** RECORDED DATA **

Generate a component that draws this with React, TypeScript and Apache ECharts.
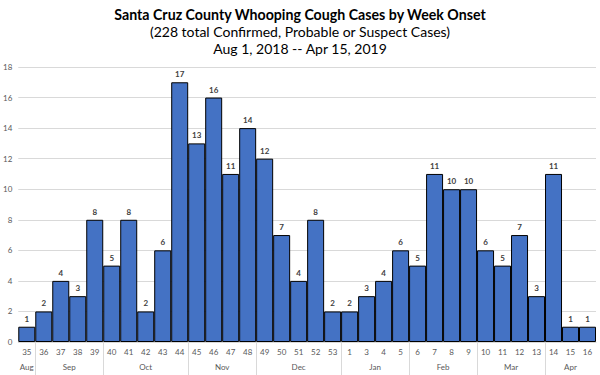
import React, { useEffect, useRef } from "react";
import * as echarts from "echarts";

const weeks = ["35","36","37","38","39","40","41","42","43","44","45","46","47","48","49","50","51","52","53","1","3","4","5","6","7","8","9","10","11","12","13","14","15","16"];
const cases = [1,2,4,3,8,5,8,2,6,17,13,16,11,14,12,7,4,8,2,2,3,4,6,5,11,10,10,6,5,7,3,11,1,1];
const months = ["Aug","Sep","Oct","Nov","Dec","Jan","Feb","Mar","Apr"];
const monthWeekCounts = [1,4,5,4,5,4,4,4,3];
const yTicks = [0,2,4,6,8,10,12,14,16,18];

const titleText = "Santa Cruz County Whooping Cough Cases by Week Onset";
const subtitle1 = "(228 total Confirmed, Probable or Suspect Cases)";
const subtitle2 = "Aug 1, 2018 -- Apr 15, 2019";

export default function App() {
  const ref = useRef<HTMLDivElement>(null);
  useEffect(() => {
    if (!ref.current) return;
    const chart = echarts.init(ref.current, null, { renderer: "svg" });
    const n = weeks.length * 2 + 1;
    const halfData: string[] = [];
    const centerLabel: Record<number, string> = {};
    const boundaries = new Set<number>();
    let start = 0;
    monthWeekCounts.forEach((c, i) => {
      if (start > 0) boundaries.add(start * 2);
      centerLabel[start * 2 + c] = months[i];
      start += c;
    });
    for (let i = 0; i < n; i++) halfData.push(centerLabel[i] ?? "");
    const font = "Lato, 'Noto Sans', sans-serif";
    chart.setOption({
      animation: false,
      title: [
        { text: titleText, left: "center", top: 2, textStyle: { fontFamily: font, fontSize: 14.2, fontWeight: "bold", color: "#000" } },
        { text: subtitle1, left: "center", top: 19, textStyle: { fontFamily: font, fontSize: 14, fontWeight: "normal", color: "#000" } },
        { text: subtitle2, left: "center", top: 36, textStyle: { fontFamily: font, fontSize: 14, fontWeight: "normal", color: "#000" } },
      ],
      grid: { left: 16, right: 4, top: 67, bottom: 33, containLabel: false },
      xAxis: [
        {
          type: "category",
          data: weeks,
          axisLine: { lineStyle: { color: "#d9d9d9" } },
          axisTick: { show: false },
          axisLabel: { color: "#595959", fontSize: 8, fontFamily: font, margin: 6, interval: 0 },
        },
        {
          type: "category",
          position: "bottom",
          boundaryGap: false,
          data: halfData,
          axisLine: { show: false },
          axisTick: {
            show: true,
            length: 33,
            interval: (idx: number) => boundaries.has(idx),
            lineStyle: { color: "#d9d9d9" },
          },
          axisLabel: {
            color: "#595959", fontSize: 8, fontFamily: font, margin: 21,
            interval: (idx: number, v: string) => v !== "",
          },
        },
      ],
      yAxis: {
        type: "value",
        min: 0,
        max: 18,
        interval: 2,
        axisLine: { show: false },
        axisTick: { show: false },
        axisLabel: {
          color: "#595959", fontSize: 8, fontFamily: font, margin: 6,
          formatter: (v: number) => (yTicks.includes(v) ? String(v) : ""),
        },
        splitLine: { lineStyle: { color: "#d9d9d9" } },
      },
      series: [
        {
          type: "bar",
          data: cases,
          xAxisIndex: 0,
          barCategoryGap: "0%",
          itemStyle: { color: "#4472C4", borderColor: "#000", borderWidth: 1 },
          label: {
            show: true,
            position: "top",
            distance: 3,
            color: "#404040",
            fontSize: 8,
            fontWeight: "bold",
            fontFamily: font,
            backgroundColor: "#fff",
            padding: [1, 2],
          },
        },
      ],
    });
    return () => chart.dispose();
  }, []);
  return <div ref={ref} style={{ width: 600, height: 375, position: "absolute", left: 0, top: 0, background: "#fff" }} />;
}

** DIRECTIVE **
From the first line of the material down to the line containing "2018 -- Apr", inclusive, return each line exactly, skipping any picture.

** FINISHED ANSWER **
Generate a component that draws this with React, TypeScript and Apache ECharts.
import React, { useEffect, useRef } from "react";
import * as echarts from "echarts";

const weeks = ["35","36","37","38","39","40","41","42","43","44","45","46","47","48","49","50","51","52","53","1","3","4","5","6","7","8","9","10","11","12","13","14","15","16"];
const cases = [1,2,4,3,8,5,8,2,6,17,13,16,11,14,12,7,4,8,2,2,3,4,6,5,11,10,10,6,5,7,3,11,1,1];
const months = ["Aug","Sep","Oct","Nov","Dec","Jan","Feb","Mar","Apr"];
const monthWeekCounts = [1,4,5,4,5,4,4,4,3];
const yTicks = [0,2,4,6,8,10,12,14,16,18];

const titleText = "Santa Cruz County Whooping Cough Cases by Week Onset";
const subtitle1 = "(228 total Confirmed, Probable or Suspect Cases)";
const subtitle2 = "Aug 1, 2018 -- Apr 15, 2019";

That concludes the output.